Film Review: ‘The Pervert’s Guide to Ideology’

★★★★☆

“I already am eating from the trash can. The name of this trash can is ‘ideology.” These are the opening words to psychoanalytic critic and cultural philosopher Slavoj Žižek’s The Pervert’s Guide to Ideology (2013), a new entry in his growing Pervert’s Guide series. Escalating from the analysis of fantasy and reverie in cinematic construction, Žižek delivers a full-bodied, genuinely humorous account of ambiguity and austerity. The concept of ideology as a sociopolitical tool used to appropriate a system of ideals has been barked from every intellect’s pedestal for centuries, but here is given fresh impetus by our able host.

It’s Žižek’s evident zeal and vigour in his filmic examples that enable his ponderous ramblings to fly beyond that of a stodgy specimen of public speaking. Using excerpts from classic Hollywood movies including The Sound of Music (1965) and John Carpenter’s criminally undervalued They Live (1988), Žižek refuses to hold his audience’s hand with vocal linearity. Instead, we see the thinker apply cinema as a propeller for his incessant theorising. However, unlike the rambunctious chaos of 2006’s The Pervert’s Guide to Cinema, his approach to ideology is far denser and complex. Žižek presents ideology as an omnipresent framework for society, with movie scenes a readable conduit between theory and reality.

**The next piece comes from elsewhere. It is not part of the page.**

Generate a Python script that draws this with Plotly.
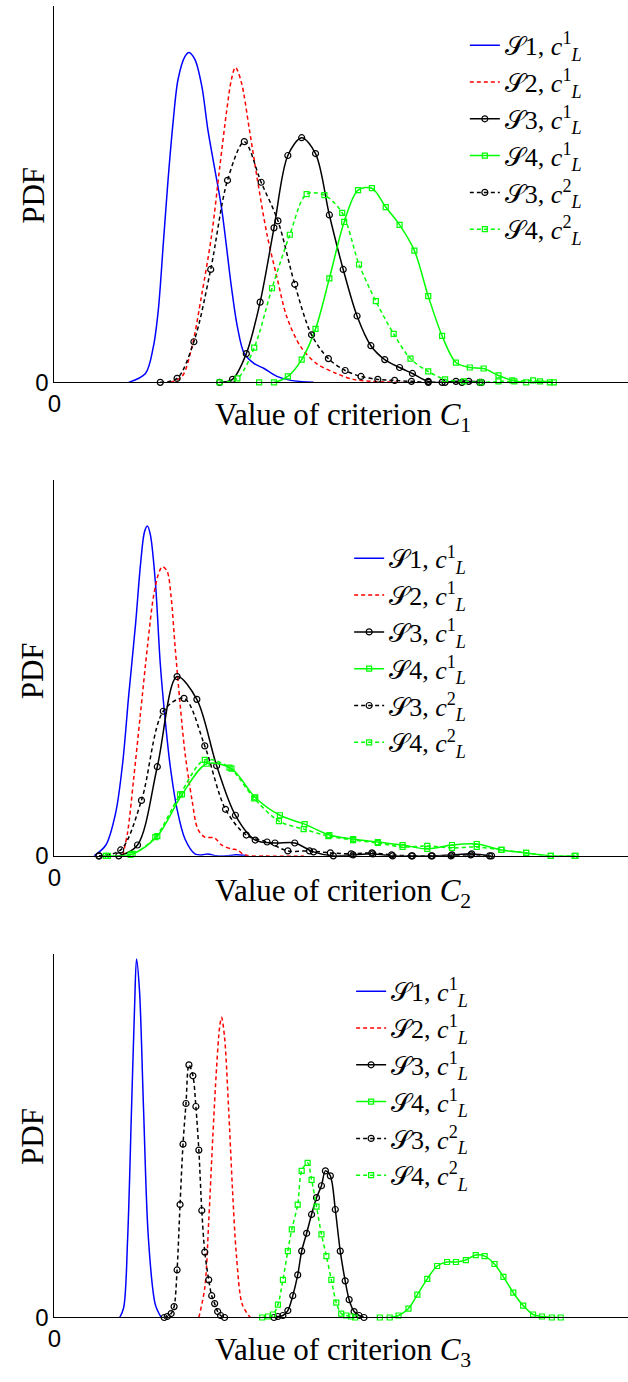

Largely, improvised, Žižek plants himself directly in the aesthetic of his films. Here, he sheds unbelievable, paradoxical light on scenes one would never have imagined prior. Seated alongside a naked porcelain woman adorning an orange wig, surrounded by harsh bulbous lighting cast on a black backdrop acts as a faultlessly witty homage to Stanley Kubrick’s A Clockwork Orange (1971). His charm and intellectual allure is what has transformed his political soapbox into a worldwide stage. Without it, The Pervert’s Guide to Ideology would be instantly debunked and dismissed by his target audience.

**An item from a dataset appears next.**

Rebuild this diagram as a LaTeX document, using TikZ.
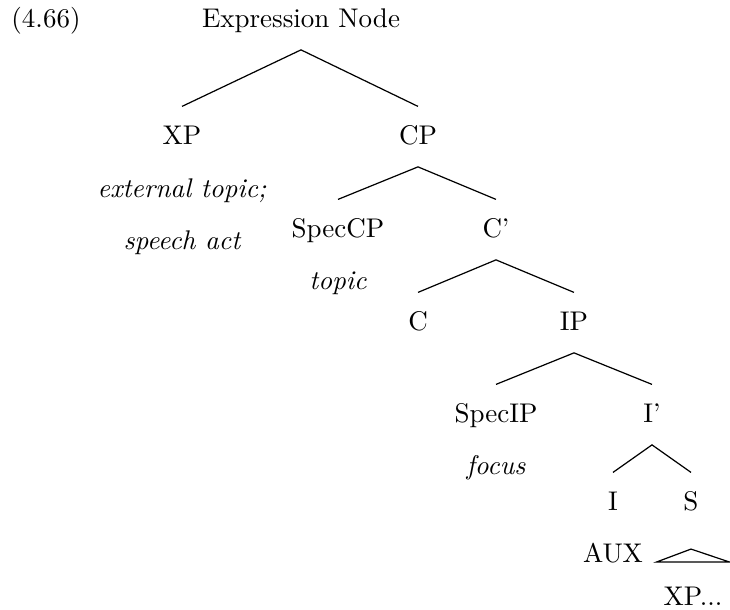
\documentclass[tikz,border=0pt]{standalone}
\begin{document}
\begin{tikzpicture}[x=0.3704pt,y=-0.3704pt,
  lbl/.style={inner sep=0pt,text height=7pt,text depth=2pt,font=\normalsize},
  note/.style={lbl,font=\itshape},
  edge/.style={line width=0.45pt}]
\useasboundingbox (0,0) rectangle (730,610);
\node[lbl] (num) at (46,21) {(4.66)};
\node[lbl] (EN) at (301,21) {Expression Node};
\node[lbl] (XP) at (182,138) {XP};
\node[lbl] (CP) at (418,138) {CP};
\node[note] (ext) at (182,191) {external topic;};
\node[note] (sa) at (182,243) {speech act};
\node[lbl] (SpecCP) at (338,231) {SpecCP};
\node[lbl] (Cb) at (496,231) {C'};
\node[note] (top) at (338,283) {topic};
\node[lbl] (C) at (418,324) {C};
\node[lbl] (IP) at (574,324) {IP};
\node[lbl] (SpecIP) at (496,416) {SpecIP};
\node[lbl] (Ib) at (652,416) {I'};
\node[note] (foc) at (496,468) {focus};
\node[lbl] (I) at (613,504) {I};
\node[lbl] (S) at (691,504) {S};
\node[lbl] (AUX) at (613,556) {AUX};
\node[lbl] (XPd) at (693,599) {XP...};
\foreach \p/\a/\b in {EN/XP/CP, CP/SpecCP/Cb, Cb/C/IP, IP/SpecIP/Ib, Ib/I/S}{
  \draw[edge] ([yshift=7pt]\a.north) -- ([yshift=-6pt]\p.south) -- ([yshift=7pt]\b.north);
}
\draw[edge] ([yshift=-12pt]S.south) -- ([xshift=13.5pt,yshift=9pt]XPd.north) -- ([xshift=-13.5pt,yshift=9pt]XPd.north) -- cycle;
\end{tikzpicture}
\end{document}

Once again recruiting doc director Sophie Fiennes proves nothing short of essential in finding coherency in Žižek’s Byzantine performance. According to Žižek, it took almost a year for Fiennes to construct the Pervert’s Guide follow-up; unsurprising considering Žižek’s addresses usually lasted up to 17 minutes per cut. The philosopher may be The Pervert’s Guide to Ideology’s singular protagonist, but he owes everything to the directorial nous of Fiennes in structuring his argument. It takes an academic to star in this heady scholastic narrative, but it also takes a fine director to make this movie the all-round cerebral success it thankfully is.